- Interactive map of the Casa Domaine area

General information
- Type: Residential
- Location: Jakarta, Indonesia, Jalan Kh. Mas Mansyur Kav. 1,Tanah Abang
- Construction started: 2013
- Completed: 2017

Height
- Architectural: 230 m (750 ft) and 209.9 m (689 ft)
- Tip: 230 m and 209.9 m
- Top floor: 230 m (750 ft) and 209.9 m (689 ft)

Technical details
- Floor count: 61 and 57

Design and construction
- Architect: SCDA
- Developer: PT Griyaceria Nusamekar
- Structural engineer: KK Lim & Associates Pte Ltd
- Main contractor: Hyundai Engineering & Construction

= Casa Domaine Towers =

Casa Domaine is a residential complex of two towers, located at Tanah Abang in Jakarta, Indonesia.

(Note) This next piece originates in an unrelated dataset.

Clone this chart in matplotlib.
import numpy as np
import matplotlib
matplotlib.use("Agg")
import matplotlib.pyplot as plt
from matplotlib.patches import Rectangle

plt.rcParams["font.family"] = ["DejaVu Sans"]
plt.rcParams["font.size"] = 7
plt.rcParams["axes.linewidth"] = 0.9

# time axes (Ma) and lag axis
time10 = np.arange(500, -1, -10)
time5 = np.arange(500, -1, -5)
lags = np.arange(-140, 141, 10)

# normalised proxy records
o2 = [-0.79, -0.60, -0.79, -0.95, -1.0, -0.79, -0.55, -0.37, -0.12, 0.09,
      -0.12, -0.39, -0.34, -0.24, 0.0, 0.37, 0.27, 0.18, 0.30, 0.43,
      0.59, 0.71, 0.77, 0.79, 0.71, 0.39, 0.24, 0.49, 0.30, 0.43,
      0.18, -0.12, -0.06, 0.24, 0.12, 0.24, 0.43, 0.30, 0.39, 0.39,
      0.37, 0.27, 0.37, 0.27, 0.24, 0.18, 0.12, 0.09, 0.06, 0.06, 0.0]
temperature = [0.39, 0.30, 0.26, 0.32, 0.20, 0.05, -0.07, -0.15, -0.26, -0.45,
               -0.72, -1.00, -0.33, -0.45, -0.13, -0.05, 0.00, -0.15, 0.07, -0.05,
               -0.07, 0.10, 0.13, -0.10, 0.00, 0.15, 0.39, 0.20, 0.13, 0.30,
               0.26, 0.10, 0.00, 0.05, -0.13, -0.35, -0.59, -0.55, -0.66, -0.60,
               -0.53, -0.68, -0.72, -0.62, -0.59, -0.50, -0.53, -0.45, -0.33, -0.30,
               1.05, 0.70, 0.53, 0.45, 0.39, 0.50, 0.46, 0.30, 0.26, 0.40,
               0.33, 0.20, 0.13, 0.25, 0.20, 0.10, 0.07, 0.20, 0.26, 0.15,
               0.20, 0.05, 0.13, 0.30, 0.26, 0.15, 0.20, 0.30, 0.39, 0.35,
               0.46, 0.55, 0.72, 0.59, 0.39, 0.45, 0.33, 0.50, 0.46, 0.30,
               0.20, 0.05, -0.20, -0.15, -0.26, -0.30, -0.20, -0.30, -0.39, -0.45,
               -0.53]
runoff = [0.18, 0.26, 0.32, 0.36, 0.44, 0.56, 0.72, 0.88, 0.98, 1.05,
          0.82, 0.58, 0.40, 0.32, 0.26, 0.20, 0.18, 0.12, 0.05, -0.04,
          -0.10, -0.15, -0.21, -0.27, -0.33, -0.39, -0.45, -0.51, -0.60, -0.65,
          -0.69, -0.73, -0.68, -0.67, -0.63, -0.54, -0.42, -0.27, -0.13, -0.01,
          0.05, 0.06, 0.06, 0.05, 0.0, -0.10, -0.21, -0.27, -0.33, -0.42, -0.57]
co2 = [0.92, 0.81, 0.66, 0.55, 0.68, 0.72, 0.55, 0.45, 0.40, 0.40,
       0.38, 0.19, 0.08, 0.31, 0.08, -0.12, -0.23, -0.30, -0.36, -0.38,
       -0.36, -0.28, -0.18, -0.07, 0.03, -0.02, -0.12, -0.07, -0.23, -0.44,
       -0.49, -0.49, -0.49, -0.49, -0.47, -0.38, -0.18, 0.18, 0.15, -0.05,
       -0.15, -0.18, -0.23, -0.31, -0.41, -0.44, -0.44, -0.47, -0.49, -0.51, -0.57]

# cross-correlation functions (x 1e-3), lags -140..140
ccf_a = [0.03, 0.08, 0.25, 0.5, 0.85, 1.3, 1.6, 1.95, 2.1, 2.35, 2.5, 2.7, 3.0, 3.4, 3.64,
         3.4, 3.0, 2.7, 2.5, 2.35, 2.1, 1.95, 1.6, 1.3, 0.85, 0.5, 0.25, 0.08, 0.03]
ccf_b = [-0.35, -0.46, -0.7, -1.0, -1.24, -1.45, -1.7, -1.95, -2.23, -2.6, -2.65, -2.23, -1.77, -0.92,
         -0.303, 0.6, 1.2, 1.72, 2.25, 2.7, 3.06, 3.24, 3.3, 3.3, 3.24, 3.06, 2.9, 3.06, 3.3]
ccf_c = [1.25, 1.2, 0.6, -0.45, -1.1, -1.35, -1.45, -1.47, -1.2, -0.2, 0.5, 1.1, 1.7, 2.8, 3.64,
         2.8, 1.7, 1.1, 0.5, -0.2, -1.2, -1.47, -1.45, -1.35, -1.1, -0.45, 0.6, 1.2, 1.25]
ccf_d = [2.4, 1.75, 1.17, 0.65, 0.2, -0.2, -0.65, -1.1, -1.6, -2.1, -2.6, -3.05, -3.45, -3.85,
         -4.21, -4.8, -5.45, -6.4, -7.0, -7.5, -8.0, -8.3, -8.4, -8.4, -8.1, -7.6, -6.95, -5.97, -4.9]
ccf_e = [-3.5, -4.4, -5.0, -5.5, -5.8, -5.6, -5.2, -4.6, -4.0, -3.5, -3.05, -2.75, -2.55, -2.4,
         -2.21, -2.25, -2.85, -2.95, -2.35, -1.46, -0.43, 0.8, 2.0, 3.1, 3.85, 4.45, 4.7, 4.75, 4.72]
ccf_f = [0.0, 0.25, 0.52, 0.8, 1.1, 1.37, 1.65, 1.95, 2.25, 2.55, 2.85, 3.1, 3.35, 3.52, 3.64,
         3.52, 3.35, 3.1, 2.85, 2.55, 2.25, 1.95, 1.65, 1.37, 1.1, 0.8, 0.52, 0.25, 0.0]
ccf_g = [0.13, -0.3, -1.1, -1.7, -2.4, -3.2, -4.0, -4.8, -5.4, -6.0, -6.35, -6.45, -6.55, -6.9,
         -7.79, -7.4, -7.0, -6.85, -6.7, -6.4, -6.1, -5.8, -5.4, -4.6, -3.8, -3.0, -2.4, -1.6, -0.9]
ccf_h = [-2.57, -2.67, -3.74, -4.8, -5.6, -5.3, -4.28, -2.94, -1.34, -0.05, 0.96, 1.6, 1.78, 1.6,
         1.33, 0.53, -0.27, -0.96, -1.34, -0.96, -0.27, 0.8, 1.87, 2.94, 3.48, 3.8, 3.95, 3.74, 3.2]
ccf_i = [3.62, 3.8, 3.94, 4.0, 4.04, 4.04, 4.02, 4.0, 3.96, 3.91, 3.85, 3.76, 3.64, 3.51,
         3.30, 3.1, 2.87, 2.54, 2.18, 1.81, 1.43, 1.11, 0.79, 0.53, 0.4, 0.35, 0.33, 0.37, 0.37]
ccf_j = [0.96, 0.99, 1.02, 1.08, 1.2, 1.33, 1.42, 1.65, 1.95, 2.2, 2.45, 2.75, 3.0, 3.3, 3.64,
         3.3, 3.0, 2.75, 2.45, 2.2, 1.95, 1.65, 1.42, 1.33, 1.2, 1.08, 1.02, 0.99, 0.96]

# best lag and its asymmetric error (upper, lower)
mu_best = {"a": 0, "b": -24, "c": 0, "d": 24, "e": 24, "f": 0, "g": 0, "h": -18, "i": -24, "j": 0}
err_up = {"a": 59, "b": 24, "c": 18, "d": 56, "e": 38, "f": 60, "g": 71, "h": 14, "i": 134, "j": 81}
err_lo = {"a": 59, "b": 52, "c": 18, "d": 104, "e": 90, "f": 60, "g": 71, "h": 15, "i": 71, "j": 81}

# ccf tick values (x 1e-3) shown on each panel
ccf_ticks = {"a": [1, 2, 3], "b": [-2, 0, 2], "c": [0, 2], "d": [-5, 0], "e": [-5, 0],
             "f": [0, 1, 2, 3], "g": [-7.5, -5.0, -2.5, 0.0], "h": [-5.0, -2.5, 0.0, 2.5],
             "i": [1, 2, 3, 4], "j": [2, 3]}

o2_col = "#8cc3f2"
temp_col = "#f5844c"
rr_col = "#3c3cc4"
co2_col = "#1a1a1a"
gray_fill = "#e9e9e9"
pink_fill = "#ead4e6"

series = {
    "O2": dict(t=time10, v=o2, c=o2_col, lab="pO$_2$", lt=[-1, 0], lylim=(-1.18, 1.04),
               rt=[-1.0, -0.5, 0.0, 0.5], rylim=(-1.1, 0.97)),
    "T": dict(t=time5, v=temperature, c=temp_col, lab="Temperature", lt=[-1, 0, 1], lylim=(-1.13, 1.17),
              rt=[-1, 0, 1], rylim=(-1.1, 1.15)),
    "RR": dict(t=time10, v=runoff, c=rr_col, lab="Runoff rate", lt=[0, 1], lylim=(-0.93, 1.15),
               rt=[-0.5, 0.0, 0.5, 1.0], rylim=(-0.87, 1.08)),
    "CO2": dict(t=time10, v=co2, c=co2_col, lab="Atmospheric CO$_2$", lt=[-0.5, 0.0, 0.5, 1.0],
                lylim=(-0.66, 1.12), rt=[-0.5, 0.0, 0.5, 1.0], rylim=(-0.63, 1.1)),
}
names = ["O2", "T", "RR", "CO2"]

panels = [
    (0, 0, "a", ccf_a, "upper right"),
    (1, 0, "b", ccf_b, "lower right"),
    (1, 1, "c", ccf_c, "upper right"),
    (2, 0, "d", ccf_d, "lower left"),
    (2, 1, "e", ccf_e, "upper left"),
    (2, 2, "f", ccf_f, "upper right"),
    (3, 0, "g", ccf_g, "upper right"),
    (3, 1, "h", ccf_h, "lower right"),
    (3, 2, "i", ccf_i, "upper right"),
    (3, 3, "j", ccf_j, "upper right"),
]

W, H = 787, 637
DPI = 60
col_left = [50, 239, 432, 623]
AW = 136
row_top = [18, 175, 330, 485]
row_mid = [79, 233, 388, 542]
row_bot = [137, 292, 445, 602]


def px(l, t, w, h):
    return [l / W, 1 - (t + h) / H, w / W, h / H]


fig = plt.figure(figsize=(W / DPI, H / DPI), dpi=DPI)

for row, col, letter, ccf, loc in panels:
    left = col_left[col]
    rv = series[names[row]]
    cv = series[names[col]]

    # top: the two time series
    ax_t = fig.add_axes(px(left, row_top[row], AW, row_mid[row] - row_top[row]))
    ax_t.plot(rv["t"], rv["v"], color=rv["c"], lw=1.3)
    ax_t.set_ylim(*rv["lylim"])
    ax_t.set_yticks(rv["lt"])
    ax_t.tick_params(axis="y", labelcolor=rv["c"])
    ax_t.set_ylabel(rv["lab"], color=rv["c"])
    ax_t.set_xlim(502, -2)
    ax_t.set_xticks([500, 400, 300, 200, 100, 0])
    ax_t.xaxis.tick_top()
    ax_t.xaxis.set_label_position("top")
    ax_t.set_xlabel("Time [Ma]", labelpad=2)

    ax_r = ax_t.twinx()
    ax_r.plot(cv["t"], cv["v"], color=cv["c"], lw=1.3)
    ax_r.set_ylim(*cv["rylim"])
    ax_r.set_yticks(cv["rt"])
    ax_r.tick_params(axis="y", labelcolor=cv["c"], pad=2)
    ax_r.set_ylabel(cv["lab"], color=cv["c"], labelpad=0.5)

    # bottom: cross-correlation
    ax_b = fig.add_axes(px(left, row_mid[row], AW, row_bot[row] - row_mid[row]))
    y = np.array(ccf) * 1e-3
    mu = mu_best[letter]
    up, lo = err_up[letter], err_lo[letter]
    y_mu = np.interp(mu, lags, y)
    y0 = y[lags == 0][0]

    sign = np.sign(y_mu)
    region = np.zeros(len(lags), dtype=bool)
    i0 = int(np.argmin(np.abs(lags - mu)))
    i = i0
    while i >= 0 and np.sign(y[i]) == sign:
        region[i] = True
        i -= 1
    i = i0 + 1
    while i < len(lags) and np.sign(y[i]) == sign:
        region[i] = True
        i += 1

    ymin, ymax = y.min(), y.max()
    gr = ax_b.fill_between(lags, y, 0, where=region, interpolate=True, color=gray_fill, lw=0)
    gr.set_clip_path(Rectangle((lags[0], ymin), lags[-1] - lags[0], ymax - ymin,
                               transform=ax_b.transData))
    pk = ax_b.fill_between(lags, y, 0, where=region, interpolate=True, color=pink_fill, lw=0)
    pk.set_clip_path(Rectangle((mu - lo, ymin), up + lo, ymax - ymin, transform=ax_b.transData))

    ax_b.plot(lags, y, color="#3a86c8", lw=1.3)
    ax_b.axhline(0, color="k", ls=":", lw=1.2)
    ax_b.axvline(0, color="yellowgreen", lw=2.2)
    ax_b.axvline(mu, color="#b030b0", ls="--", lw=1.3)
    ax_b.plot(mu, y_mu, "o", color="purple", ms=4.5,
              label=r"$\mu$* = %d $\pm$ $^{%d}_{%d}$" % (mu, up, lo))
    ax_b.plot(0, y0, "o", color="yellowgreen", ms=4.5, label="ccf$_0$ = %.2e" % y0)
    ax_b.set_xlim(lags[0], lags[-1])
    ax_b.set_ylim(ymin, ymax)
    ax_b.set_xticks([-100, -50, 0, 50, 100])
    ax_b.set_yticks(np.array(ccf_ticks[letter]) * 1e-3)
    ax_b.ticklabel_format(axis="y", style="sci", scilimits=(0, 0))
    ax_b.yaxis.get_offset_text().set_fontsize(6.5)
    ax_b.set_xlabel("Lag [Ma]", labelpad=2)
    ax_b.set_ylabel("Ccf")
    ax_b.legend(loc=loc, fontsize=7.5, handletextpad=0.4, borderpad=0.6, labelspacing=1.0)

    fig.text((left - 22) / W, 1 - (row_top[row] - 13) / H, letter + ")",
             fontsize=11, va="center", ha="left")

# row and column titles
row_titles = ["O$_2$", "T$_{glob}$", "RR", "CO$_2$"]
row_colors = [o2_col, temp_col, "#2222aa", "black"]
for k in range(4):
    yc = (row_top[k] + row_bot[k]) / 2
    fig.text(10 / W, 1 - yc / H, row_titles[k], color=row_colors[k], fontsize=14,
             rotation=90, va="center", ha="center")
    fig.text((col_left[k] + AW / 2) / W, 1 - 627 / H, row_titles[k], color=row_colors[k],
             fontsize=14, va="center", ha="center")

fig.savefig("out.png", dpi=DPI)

Casa Domaine Tower 1 is 230 meters tall, has 61 floor above the ground and 3 floor below the ground. Casa Domaine Tower 2 is 210 meters tall, has 57 floor above and 3 floor below the ground. Both the towers topped off in March, 2017. Casa Domaine Tower 1 is currently the 2nd tallest residential building in Jakarta

Land area of the complex is about 1.2 hectares complex. Adjacent to Shangri-La Hotel and Shangri-La Residences, Casa Domaine has a retail podium and facilities such as health club, Sky Terrace, swimming pool, yoga pavilion, and jogging path.